Revealing that one of the major objectives of the FTP is to move towards paperless working in a 24x7 environment, he said that e-commerce exports of employment generating sectors have been supported under the MEIS through courier or foreign post offices.

Referring to e-Commerce, Sampath Kumar said goods falling in the category of handloom products, books/periodicals, leather footwear, toys and customised fashion garments, having Free on Board (FOB) value up to `25,000 per consignment (finalised using e-Commerce platform) shall be eligible for benefits under FTP. Such goods can be exported in manual mode through Foreign Post Offices at New Delhi, Mumbai and Chennai, he added.

As part of simplification of procedures/ processes in the new policy, he said, under Export Promotion Capital Goods (EPCG) scheme, obtaining and submitting a certificate from an independent Chartered Engineer, confirming the use of spares, tools, refractory and catalysts imported for final redemption of EPCG authorisations has been dispensed with.

Pointing that market diversification is a key aspect of the policy, Sampath Kumar said that in future when we enter into various forms of trade agreements, we will be looking for promising markets and sources of critical inputs.

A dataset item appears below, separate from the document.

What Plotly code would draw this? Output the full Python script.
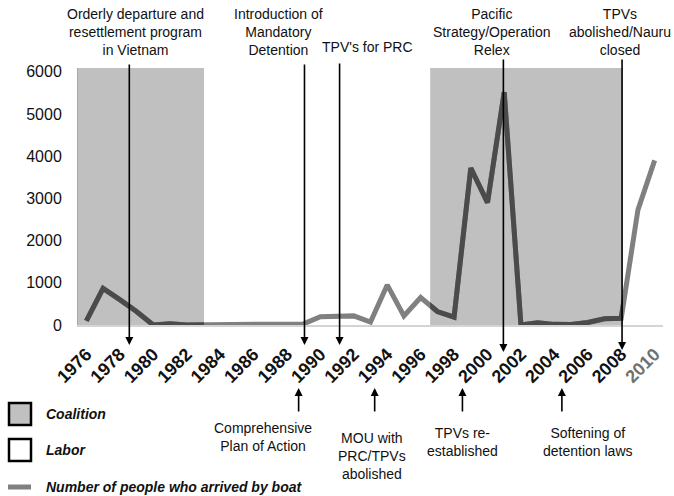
import plotly.graph_objects as go

# ---------------- data ----------------
years = list(range(1976, 2011))
arrivals = [100, 868, 600, 320, 0, 30, 0, 0, 0, 0, 0, 0, 0, 26, 198, 214, 216, 70,
            950, 215, 650, 320, 185, 3721, 2900, 5516, 1, 53, 15, 11, 60, 148, 161,
            2726, 3900]
tick_years = list(range(1976, 2011, 2))
y_ticks = [0, 1000, 2000, 3000, 4000, 5000, 6000]

# Coalition government periods (start, end) on the year scale
coalition_periods = [(1975.5, 1983.04), (1996.57, 2008.1)]

# Events above the chart: (text, year of arrow)
top_events = [
    ("Orderly departure and<br>resettlement program<br>in Vietnam", 1978.57),
    ("Introduction of<br>Mandatory<br>Detention", 1989.05),
    ("TPV's for PRC", 1991.15),
    ("Pacific<br>Strategy/Operation<br>Relex", 2000.95),
    ("TPVs<br>abolished/Nauru<br>closed", 2008.05),
]
# Events below the chart
bottom_events = [
    ("Comprehensive<br>Plan of Action", 1988.7),
    ("MOU with<br>PRC/TPVs<br>abolished", 1993.25),
    ("TPVs re-<br>established", 1998.5),
    ("Softening of<br>detention laws", 2004.45),
]

# ---------------- layout geometry ----------------
W, H = 674, 496
L, R, T, B = 78, 11, 68, 171
PW, PH = W - L - R, H - T - B
X0, X1 = 1975.5, 2010.5
YMAX = 6090


def py(p):  # pixel y -> paper y
    return (H - B - p) / PH


def px(p):  # pixel x -> paper x
    return (p - L) / PW


LIGHT = "#808080"
DARK = "#4b4b4b"
FONT = "Liberation Sans"

fig = go.Figure()

# full line (light)
fig.add_trace(go.Scatter(x=years, y=arrivals, mode="lines",
                         line=dict(color=LIGHT, width=5), hoverinfo="skip",
                         showlegend=False))

# darker line clipped to each coalition period via hidden axes
for i, (a, b) in enumerate(coalition_periods):
    ax_name = "x%d" % (i + 2)
    fig.add_trace(go.Scatter(x=years, y=arrivals, mode="lines", xaxis=ax_name, yaxis="y",
                             line=dict(color=DARK, width=5), hoverinfo="skip",
                             showlegend=False))
    fig.layout["xaxis%d" % (i + 2)] = dict(
        domain=[(a - X0) / (X1 - X0), (b - X0) / (X1 - X0)], range=[a, b],
        visible=False, anchor="y", fixedrange=True)
    fig.add_shape(type="rect", xref="x", yref="paper", x0=a, x1=b, y0=0, y1=1,
                  fillcolor="#c0c0c0", line=dict(width=0), layer="below")

annotations = []
# top events
top_text_pos = [(135, 32), (278, 32), (367, 47), (492, 32), (620, 32)]
top_arrow = [(345, 63), (345, 63), (345, 62), (352, 58), (350, 58)]
for (txt, yr), (tx, ty), (tip, top) in zip(top_events, top_text_pos, top_arrow):
    annotations.append(dict(text=txt, xref="paper", yref="paper", x=px(tx), y=py(ty),
                            xanchor="center", yanchor="middle", showarrow=False,
                            font=dict(family=FONT, size=14, color="#111")))
    annotations.append(dict(text="", xref="x", yref="paper", x=yr, y=py(tip),
                            ax=0, ay=-(tip - top), showarrow=True, arrowhead=2,
                            arrowsize=1, arrowwidth=1.6, arrowcolor="#000"))

bot_text_pos = [(263, 437), (372, 456), (462, 442), (588, 442)]
for (txt, yr), (tx, ty) in zip(bottom_events, bot_text_pos):
    annotations.append(dict(text=txt, xref="paper", yref="paper", x=px(tx), y=py(ty),
                            xanchor="center", yanchor="middle", showarrow=False,
                            font=dict(family=FONT, size=14, color="#111")))
    annotations.append(dict(text="", xref="x", yref="paper", x=yr, y=py(388),
                            ax=0, ay=25, showarrow=True, arrowhead=2,
                            arrowsize=1, arrowwidth=1.6, arrowcolor="#000"))

# custom legend
legend_items = [("Coalition", 414, 14), ("Labor", 450, 14),
                ("Number of people who arrived by boat", 487, 14)]
for txt, ty, fs in legend_items:
    annotations.append(dict(text="<b><i>%s</i></b>" % txt, xref="paper", yref="paper",
                            x=px(44), y=py(ty), xanchor="left", yanchor="middle",
                            showarrow=False, font=dict(family=FONT, size=fs, color="#111")))

shapes = [
    dict(type="rect", xref="paper", yref="paper", x0=px(9), x1=px(31), y0=py(403), y1=py(425),
         fillcolor="#c0c0c0", line=dict(color="#000", width=2.5)),
    dict(type="rect", xref="paper", yref="paper", x0=px(9), x1=px(31), y0=py(439), y1=py(461),
         fillcolor="#fff", line=dict(color="#000", width=2.5)),
    dict(type="line", xref="paper", yref="paper", x0=px(8), x1=px(31), y0=py(487), y1=py(487),
         line=dict(color=LIGHT, width=5)),
]
for s in shapes:
    fig.add_shape(**s)

tick_text = ["<span style='color:#707070'>%d</span>" % y if y == 2010 else str(y) for y in tick_years]

fig.update_layout(
    width=W, height=H,
    margin=dict(l=L, r=R, t=T, b=B),
    paper_bgcolor="white", plot_bgcolor="rgba(0,0,0,0)",
    showlegend=False,
    annotations=annotations,
    xaxis=dict(range=[X0, X1], tickvals=tick_years, ticktext=tick_text, tickangle=-45,
               tickfont=dict(family=FONT, size=18, color="#111", weight="bold"),
               showgrid=False, zeroline=False, showline=True, linecolor="#d4d4d4",
               linewidth=1.5, ticks="", ticklabelstandoff=10, fixedrange=True),
    yaxis=dict(range=[0, YMAX], tickvals=y_ticks, showgrid=False, zeroline=False,
               tickfont=dict(family=FONT, size=16, color="#111"),
               showline=True, linecolor="#a8a8a8", linewidth=1, ticks="",
               ticklabelstandoff=12, fixedrange=True),
)

fig.write_html("out.html", config={"displayModeBar": False},
               post_script="document.body.style.margin='0';")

“To our traditional markets in the developed world we will focus on exporting products with a higher value addition, supplying high quality inputs for the manufacturing sector in these markets and optimising applied customs duties on inputs for India’s manufacturing sector. This will strengthen backward manufacturing linkages which are vital for India’s participation in Global Value Chains.

Tamilvendan, IRS, Deputy Commissioner, said that the Electronic Data Interchange (EDI) facility in Puducherry was launched at Sattva Inland Container Depot (ICD) Pullichapallam.